Top corporate insiders apparently agree. They have been buying shares of many of the least trendy mining, energy, and emerging-market securities, while steadily selling shares of many of the most popular names. Whenever insiders are doing the exact opposite of the general public, that is almost always a reliable signal that you will achieve a meaningful profit by doing likewise. The commitments of traders demonstrate that commercials have been persistently buying metals near their lowest points of recent months--including copper, silver, and gold--which they had been aggressively selling one year ago. Commercials, who are those traders most closely connected with any asset and who behave like corporate insiders, have been beginning to accumulate U.S. Treasuries which might thereby become one of the best bargains in the financial markets several months from now.

Disclosure: Since May 2012 I have been progressively accumulating long positions in funds of commodity producers whenever they have been most disfavored. I completed selling many funds of general equities which I had bought near their important low points in 2012, and which I unloaded on a gradual basis from January 28, 2013 through May 3, 2013. In late August and early September 2013 I was aggressively buying the shares of emerging-market country funds. During the past several weeks, I have added moderately to my funds of the most undervalued mining shares and emerging-market equities, especially during their most extended pullbacks.

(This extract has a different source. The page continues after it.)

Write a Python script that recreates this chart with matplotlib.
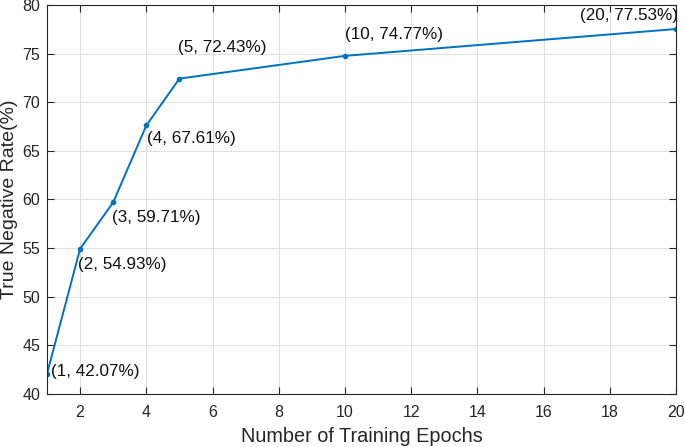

From my largest to my smallest position, I currently own GDXJ, KOL, XME, GDX, REMX, SIL, COPX, SCIF, GXG, GLDX, RSX, VGPMX, ECH, EWZ, IDX, BGEIX, VNM, URA, ZJG (Toronto), SLX, PLTM, and EPU. I have significantly reduced my total cash position since June 2013 in order to increase my holdings of the above assets, and I sold almost 90% of my SLX near 49 dollars per share because steel insiders were doing likewise.